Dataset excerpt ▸
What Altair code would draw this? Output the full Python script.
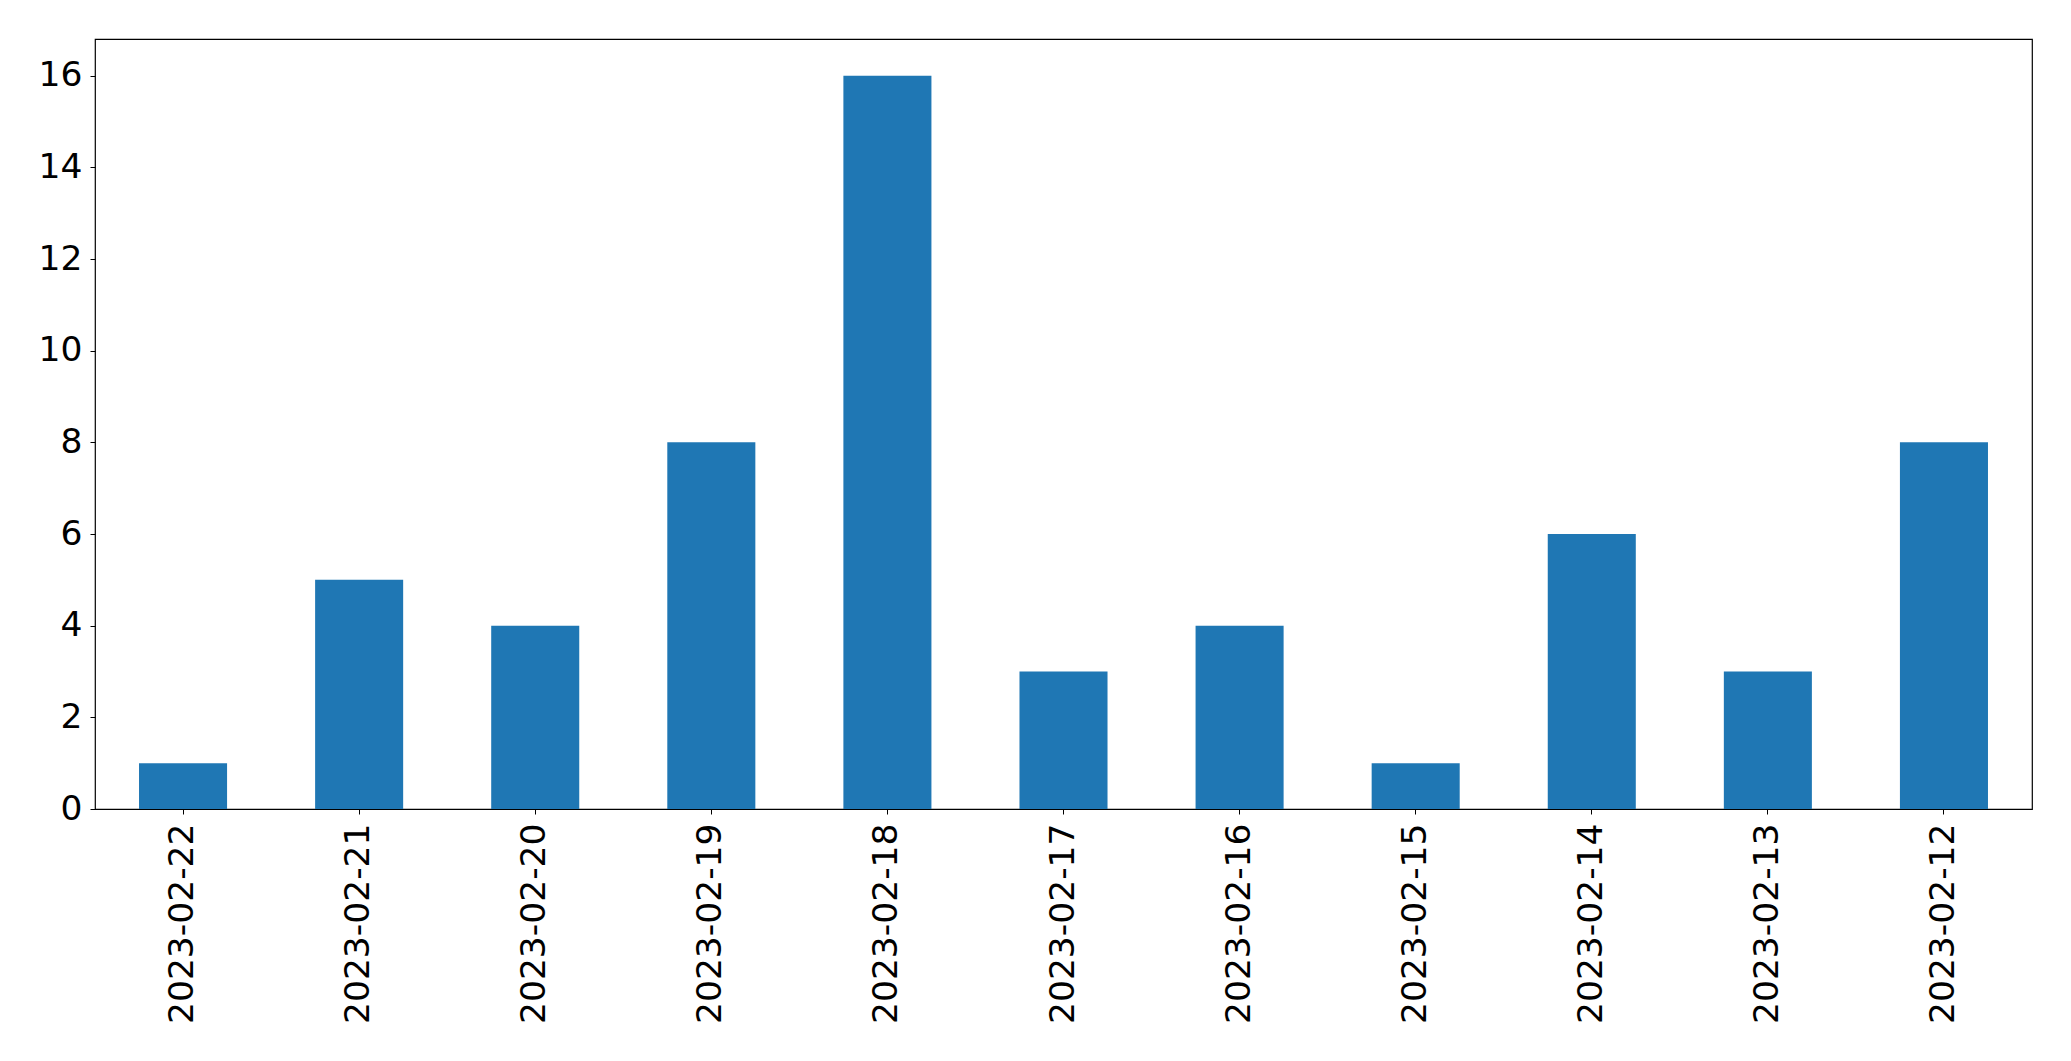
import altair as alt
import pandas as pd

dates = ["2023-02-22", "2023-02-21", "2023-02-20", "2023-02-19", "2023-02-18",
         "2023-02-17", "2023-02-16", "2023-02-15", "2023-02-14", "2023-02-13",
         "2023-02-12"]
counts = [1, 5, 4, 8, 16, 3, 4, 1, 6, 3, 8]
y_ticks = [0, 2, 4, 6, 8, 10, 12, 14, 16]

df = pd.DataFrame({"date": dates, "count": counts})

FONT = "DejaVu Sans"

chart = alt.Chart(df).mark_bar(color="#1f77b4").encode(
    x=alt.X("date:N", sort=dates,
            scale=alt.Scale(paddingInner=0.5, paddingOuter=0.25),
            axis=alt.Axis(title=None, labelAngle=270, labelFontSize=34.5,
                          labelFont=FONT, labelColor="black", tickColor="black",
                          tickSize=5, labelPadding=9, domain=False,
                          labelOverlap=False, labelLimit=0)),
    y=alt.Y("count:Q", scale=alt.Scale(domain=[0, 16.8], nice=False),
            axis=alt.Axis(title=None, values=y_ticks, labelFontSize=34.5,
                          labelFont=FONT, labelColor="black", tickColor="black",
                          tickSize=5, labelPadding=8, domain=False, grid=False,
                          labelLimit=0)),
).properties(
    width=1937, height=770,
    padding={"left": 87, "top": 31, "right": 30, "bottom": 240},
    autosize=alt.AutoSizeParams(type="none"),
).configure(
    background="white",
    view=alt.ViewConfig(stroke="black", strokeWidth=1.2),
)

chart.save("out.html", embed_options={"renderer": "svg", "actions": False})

...

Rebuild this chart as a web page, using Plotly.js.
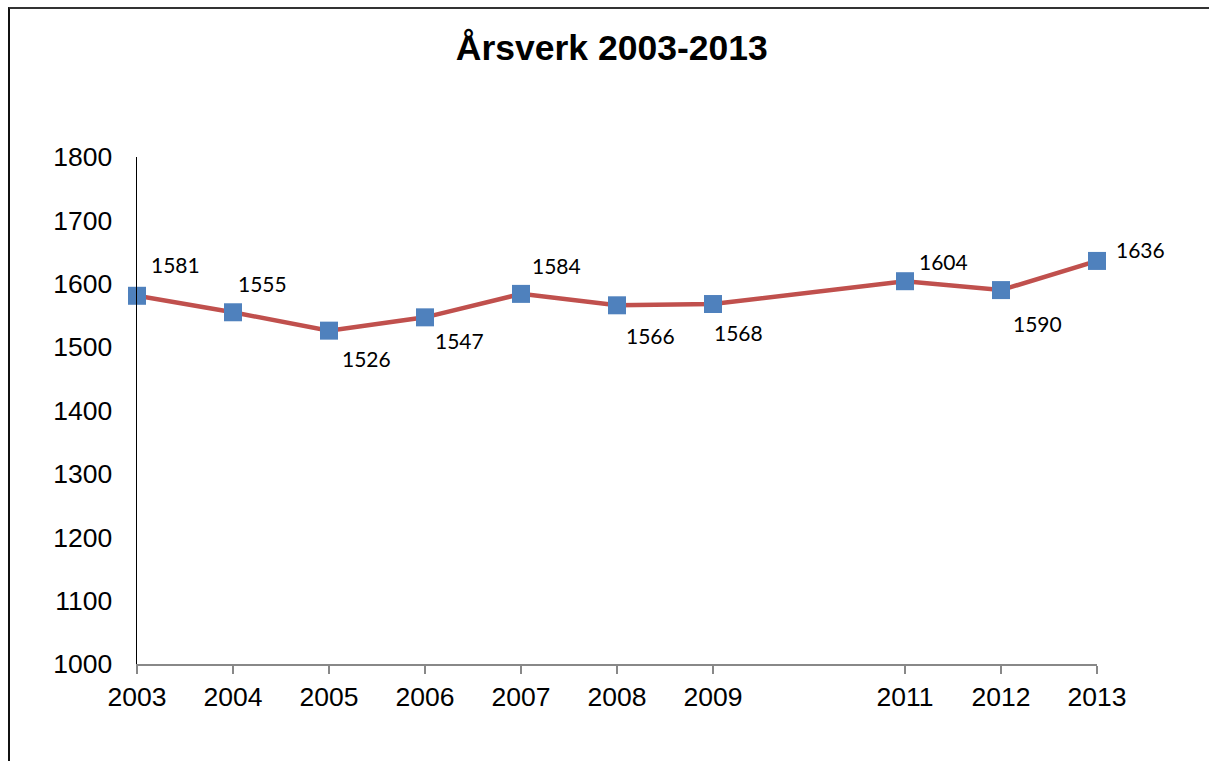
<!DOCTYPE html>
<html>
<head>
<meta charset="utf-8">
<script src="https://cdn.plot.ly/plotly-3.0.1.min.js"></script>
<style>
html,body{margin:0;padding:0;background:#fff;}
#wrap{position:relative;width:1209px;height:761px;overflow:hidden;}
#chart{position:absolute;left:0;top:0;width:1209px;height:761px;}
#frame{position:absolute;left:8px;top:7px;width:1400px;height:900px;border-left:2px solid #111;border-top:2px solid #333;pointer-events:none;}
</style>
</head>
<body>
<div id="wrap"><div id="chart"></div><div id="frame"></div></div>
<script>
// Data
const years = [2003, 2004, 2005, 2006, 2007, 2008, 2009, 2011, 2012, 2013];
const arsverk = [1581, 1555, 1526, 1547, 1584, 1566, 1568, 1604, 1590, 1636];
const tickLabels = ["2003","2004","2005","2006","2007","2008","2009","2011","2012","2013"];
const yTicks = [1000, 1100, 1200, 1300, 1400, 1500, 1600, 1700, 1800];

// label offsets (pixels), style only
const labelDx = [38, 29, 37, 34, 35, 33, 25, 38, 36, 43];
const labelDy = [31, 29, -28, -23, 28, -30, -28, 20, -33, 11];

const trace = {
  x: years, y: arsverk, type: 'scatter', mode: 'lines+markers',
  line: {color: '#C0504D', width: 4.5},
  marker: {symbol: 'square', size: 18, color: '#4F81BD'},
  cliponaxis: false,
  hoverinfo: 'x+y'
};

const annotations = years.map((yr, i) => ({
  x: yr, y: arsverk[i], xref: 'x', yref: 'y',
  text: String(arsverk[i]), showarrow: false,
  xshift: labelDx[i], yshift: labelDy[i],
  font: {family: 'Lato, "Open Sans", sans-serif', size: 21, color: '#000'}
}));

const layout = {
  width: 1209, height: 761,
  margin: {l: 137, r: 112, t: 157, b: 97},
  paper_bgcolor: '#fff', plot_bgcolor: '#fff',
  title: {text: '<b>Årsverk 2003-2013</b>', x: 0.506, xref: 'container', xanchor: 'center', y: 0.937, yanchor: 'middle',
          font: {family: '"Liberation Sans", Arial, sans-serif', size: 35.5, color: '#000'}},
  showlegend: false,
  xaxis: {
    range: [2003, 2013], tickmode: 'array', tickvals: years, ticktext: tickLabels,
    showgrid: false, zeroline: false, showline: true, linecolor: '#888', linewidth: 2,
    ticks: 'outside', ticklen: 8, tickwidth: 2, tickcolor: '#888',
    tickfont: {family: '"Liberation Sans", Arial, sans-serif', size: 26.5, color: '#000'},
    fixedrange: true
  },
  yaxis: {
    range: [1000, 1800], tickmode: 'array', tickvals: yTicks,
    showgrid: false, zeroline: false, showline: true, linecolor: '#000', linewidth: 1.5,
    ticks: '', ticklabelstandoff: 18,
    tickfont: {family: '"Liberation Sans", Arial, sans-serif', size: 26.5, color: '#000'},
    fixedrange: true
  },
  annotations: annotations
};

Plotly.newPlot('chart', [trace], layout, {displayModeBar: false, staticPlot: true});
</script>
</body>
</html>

Given exercise ▸ Leave the pictures out and copy exactly the lines from the one with "What Altair code" to the one with "import pandas as pd", both included.

Written reply ▸
What Altair code would draw this? Output the full Python script.
import altair as alt
import pandas as pd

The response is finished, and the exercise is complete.